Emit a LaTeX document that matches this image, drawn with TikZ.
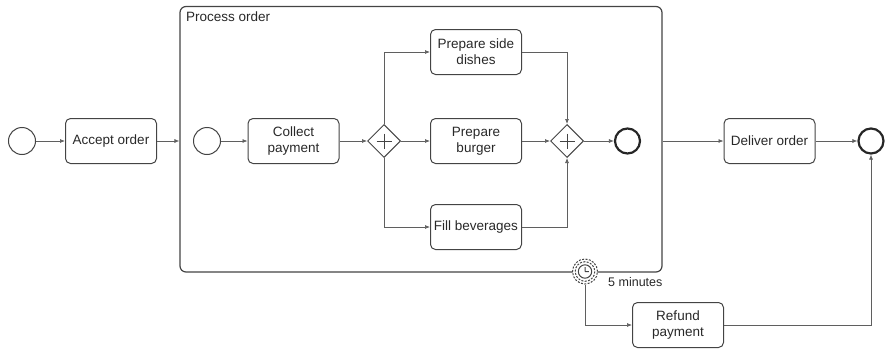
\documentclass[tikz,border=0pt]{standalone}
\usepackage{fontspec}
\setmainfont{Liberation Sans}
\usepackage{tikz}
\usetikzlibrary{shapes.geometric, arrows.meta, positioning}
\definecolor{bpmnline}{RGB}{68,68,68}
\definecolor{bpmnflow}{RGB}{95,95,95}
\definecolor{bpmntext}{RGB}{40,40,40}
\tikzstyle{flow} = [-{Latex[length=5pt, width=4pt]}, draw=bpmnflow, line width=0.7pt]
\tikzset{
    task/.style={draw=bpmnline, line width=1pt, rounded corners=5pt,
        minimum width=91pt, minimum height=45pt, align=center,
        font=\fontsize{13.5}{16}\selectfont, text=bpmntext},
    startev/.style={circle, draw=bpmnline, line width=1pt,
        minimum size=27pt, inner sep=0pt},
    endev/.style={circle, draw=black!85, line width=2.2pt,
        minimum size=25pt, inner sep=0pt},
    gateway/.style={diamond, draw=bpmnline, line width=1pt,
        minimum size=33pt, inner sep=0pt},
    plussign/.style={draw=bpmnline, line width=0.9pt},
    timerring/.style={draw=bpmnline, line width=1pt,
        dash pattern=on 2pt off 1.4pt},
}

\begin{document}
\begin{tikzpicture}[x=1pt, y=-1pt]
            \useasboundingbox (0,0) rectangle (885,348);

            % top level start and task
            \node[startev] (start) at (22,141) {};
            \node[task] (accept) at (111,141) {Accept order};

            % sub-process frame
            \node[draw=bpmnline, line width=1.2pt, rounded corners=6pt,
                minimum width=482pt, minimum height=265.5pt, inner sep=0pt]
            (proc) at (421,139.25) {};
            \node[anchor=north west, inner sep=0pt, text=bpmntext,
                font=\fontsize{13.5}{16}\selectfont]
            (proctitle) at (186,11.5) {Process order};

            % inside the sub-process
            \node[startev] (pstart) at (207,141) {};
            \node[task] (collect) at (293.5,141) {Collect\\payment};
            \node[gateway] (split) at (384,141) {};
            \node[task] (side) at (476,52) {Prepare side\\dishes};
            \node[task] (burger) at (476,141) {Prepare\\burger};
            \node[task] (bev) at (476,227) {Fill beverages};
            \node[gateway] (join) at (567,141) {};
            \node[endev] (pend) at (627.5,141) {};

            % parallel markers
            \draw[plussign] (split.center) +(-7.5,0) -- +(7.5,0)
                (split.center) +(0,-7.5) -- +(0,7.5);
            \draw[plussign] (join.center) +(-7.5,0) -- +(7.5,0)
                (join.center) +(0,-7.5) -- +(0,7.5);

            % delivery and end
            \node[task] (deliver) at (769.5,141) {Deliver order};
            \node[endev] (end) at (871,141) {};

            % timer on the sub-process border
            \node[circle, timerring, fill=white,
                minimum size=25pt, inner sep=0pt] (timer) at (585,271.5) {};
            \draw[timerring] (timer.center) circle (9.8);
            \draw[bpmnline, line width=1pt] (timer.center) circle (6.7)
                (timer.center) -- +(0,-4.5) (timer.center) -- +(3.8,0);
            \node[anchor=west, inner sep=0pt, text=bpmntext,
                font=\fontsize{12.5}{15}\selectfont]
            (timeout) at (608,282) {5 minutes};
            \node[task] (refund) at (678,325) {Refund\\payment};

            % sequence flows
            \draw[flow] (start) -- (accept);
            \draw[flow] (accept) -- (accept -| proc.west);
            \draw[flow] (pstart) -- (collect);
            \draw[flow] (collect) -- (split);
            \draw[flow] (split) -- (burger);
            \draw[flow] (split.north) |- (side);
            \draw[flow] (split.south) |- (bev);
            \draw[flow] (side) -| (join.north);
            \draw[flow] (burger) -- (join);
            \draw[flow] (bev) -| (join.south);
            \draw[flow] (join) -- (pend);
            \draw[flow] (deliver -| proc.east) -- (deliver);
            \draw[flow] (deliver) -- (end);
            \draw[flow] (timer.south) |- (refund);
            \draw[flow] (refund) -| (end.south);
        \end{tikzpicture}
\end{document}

--

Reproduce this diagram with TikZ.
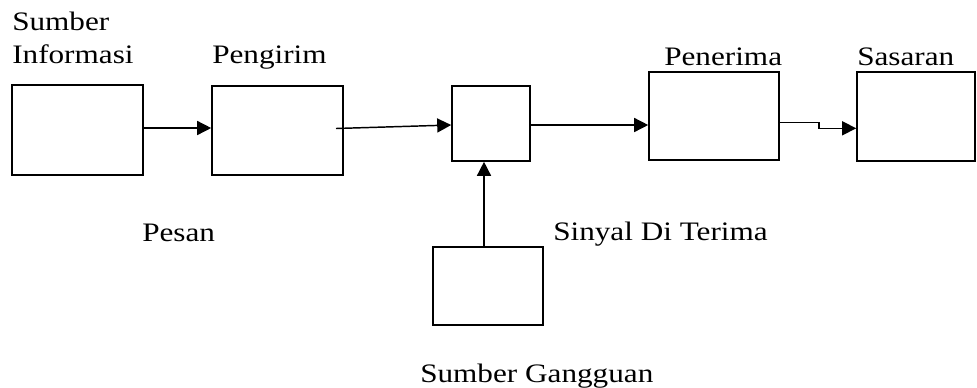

▶ [Problem to solve] Both the line with "Emit a LaTeX" and the line with "(proctitle) at (186,11.5)" are included: reproduce them and every line between, exactly, with pictures omitted.

▶ [Reply to the task]
Emit a LaTeX document that matches this image, drawn with TikZ.
\documentclass[tikz,border=0pt]{standalone}
\usepackage{fontspec}
\setmainfont{Liberation Sans}
\usepackage{tikz}
\usetikzlibrary{shapes.geometric, arrows.meta, positioning}
\definecolor{bpmnline}{RGB}{68,68,68}
\definecolor{bpmnflow}{RGB}{95,95,95}
\definecolor{bpmntext}{RGB}{40,40,40}
\tikzstyle{flow} = [-{Latex[length=5pt, width=4pt]}, draw=bpmnflow, line width=0.7pt]
\tikzset{
    task/.style={draw=bpmnline, line width=1pt, rounded corners=5pt,
        minimum width=91pt, minimum height=45pt, align=center,
        font=\fontsize{13.5}{16}\selectfont, text=bpmntext},
    startev/.style={circle, draw=bpmnline, line width=1pt,
        minimum size=27pt, inner sep=0pt},
    endev/.style={circle, draw=black!85, line width=2.2pt,
        minimum size=25pt, inner sep=0pt},
    gateway/.style={diamond, draw=bpmnline, line width=1pt,
        minimum size=33pt, inner sep=0pt},
    plussign/.style={draw=bpmnline, line width=0.9pt},
    timerring/.style={draw=bpmnline, line width=1pt,
        dash pattern=on 2pt off 1.4pt},
}

\begin{document}
\begin{tikzpicture}[x=1pt, y=-1pt]
            \useasboundingbox (0,0) rectangle (885,348);

            % top level start and task
            \node[startev] (start) at (22,141) {};
            \node[task] (accept) at (111,141) {Accept order};

            % sub-process frame
            \node[draw=bpmnline, line width=1.2pt, rounded corners=6pt,
                minimum width=482pt, minimum height=265.5pt, inner sep=0pt]
            (proc) at (421,139.25) {};
            \node[anchor=north west, inner sep=0pt, text=bpmntext,
                font=\fontsize{13.5}{16}\selectfont]
            (proctitle) at (186,11.5) {Process order};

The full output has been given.